>> begin DATA SUPPLIED
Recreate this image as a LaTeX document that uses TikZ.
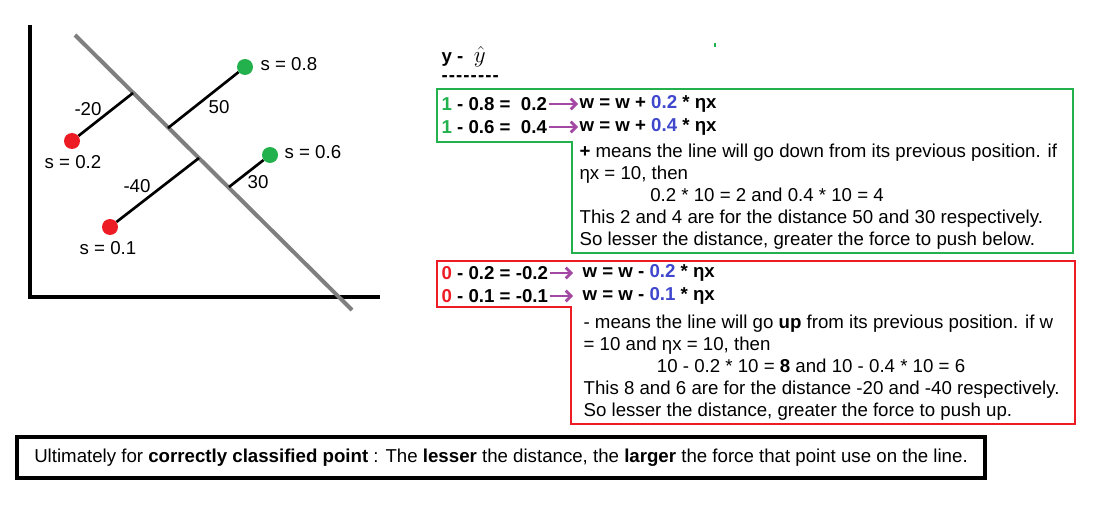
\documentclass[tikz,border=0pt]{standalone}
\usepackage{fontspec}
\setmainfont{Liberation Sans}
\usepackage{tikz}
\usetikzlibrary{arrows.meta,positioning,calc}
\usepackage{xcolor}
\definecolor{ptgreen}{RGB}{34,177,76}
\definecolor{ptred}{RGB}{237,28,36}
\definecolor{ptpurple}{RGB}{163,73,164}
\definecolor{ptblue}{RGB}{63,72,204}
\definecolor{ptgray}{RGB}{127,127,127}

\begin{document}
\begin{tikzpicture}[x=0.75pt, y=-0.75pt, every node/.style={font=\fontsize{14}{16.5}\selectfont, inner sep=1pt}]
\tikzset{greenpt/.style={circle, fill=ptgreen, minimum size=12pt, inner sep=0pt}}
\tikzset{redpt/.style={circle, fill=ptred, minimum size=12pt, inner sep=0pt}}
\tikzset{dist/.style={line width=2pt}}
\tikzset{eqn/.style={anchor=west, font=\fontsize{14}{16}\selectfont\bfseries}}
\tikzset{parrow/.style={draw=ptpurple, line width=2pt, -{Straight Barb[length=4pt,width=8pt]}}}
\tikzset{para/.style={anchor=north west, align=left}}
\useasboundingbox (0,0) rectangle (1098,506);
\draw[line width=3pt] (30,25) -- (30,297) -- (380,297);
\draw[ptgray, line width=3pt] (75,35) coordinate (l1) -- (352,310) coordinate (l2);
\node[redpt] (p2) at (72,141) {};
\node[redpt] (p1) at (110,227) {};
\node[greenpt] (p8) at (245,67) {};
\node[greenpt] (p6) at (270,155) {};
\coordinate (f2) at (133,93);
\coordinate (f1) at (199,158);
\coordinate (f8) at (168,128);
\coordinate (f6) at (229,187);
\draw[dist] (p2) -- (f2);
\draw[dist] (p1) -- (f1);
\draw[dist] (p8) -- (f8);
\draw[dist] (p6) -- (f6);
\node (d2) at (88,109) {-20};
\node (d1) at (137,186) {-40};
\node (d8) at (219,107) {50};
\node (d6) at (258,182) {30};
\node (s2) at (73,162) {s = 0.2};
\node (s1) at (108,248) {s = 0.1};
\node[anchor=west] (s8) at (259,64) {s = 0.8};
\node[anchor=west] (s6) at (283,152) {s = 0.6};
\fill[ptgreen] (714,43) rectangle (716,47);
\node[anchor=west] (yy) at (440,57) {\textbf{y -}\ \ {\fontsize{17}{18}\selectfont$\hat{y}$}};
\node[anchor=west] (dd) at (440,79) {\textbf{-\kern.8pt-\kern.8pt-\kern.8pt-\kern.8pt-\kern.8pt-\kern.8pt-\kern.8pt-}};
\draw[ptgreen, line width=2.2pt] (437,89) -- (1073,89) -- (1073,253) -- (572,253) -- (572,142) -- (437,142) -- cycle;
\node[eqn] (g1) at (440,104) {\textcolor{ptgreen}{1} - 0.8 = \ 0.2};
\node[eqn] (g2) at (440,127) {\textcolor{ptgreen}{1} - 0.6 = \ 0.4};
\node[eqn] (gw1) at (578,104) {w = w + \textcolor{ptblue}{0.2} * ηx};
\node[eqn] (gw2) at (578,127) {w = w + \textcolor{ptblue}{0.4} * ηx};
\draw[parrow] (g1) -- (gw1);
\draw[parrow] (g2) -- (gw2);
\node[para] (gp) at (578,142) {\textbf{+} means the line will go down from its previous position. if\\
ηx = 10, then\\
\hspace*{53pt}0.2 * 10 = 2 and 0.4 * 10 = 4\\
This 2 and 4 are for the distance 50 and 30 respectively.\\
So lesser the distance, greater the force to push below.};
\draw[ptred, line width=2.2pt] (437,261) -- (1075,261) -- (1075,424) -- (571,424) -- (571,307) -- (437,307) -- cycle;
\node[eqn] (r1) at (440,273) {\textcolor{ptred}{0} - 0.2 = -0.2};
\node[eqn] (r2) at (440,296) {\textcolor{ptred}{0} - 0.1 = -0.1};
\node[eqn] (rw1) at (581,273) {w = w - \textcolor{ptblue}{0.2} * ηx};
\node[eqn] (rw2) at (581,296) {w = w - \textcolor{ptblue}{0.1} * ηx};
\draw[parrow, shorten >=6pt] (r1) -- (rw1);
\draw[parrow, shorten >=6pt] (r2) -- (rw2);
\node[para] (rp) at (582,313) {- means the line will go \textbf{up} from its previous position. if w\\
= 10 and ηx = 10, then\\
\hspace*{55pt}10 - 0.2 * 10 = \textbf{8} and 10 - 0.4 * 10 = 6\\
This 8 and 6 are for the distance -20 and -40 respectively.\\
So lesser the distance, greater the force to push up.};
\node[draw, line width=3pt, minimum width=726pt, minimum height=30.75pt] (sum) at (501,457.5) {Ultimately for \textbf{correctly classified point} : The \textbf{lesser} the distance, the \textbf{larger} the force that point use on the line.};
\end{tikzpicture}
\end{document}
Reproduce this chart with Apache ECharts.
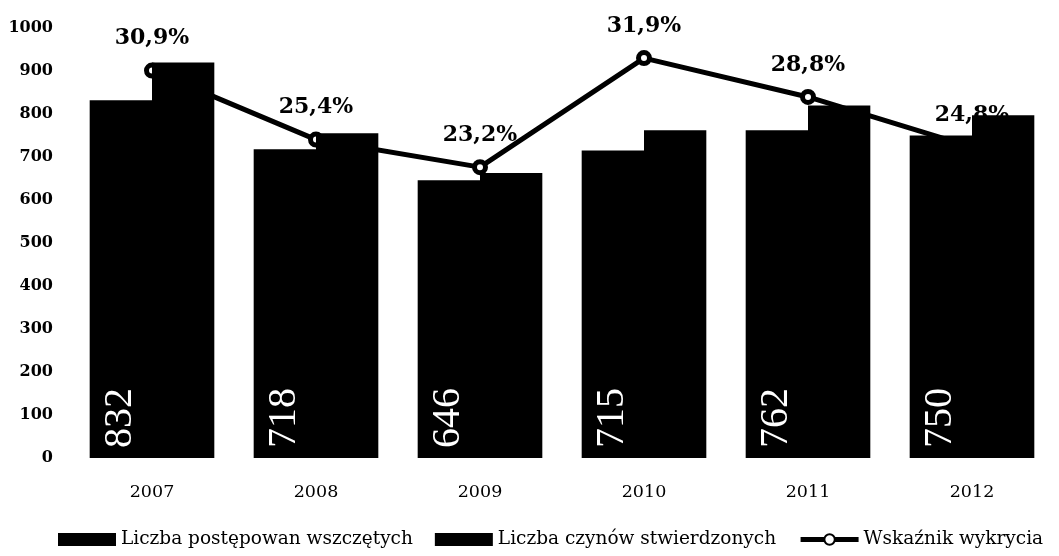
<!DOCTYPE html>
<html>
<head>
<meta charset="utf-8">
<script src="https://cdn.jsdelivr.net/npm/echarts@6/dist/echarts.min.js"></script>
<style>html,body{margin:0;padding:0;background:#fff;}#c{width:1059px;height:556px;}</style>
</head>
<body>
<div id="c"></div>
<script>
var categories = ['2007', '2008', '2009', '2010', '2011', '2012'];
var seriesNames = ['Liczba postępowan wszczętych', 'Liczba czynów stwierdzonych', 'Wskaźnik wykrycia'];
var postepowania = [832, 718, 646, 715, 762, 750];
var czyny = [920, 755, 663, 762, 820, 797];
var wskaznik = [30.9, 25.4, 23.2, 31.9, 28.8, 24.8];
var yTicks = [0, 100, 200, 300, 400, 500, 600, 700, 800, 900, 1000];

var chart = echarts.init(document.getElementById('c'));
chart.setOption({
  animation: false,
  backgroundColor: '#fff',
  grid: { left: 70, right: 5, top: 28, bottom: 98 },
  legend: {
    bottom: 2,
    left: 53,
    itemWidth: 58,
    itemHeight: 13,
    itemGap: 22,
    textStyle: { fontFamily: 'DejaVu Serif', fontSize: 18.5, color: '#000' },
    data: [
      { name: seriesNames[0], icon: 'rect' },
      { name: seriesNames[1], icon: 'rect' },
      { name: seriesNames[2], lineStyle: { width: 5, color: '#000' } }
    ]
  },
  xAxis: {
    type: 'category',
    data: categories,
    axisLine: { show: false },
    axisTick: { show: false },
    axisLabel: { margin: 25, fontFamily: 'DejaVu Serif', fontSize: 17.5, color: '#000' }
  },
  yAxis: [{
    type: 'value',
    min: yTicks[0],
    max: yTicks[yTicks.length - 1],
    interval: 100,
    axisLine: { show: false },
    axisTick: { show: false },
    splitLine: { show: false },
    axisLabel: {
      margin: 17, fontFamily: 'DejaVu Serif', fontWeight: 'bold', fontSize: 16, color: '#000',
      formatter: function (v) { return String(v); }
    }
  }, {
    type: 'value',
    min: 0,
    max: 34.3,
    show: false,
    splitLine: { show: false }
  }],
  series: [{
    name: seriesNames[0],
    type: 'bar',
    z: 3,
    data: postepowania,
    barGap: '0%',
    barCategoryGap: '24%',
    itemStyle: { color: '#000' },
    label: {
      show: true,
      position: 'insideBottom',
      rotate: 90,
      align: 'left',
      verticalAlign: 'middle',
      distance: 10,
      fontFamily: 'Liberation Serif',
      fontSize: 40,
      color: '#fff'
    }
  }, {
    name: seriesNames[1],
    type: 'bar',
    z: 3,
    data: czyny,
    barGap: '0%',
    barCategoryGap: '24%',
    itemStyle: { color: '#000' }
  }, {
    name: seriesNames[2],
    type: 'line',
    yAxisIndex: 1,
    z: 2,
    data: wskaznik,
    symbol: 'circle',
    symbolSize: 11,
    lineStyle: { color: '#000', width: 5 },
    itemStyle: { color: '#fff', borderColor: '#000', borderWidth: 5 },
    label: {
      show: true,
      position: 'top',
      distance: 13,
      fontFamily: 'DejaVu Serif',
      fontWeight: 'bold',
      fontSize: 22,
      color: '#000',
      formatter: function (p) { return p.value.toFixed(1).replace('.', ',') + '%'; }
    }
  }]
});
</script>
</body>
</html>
>> end DATA SUPPLIED
EXERCISE -
Return exactly the lines from the one with "Reproduce this chart with Apache ECharts." to the one with "800, 900, 1000];", inclusive, and nothing else; skip the pictures.

PROBLEM SOLUTION -
Reproduce this chart with Apache ECharts.
<!DOCTYPE html>
<html>
<head>
<meta charset="utf-8">
<script src="https://cdn.jsdelivr.net/npm/echarts@6/dist/echarts.min.js"></script>
<style>html,body{margin:0;padding:0;background:#fff;}#c{width:1059px;height:556px;}</style>
</head>
<body>
<div id="c"></div>
<script>
var categories = ['2007', '2008', '2009', '2010', '2011', '2012'];
var seriesNames = ['Liczba postępowan wszczętych', 'Liczba czynów stwierdzonych', 'Wskaźnik wykrycia'];
var postepowania = [832, 718, 646, 715, 762, 750];
var czyny = [920, 755, 663, 762, 820, 797];
var wskaznik = [30.9, 25.4, 23.2, 31.9, 28.8, 24.8];
var yTicks = [0, 100, 200, 300, 400, 500, 600, 700, 800, 900, 1000];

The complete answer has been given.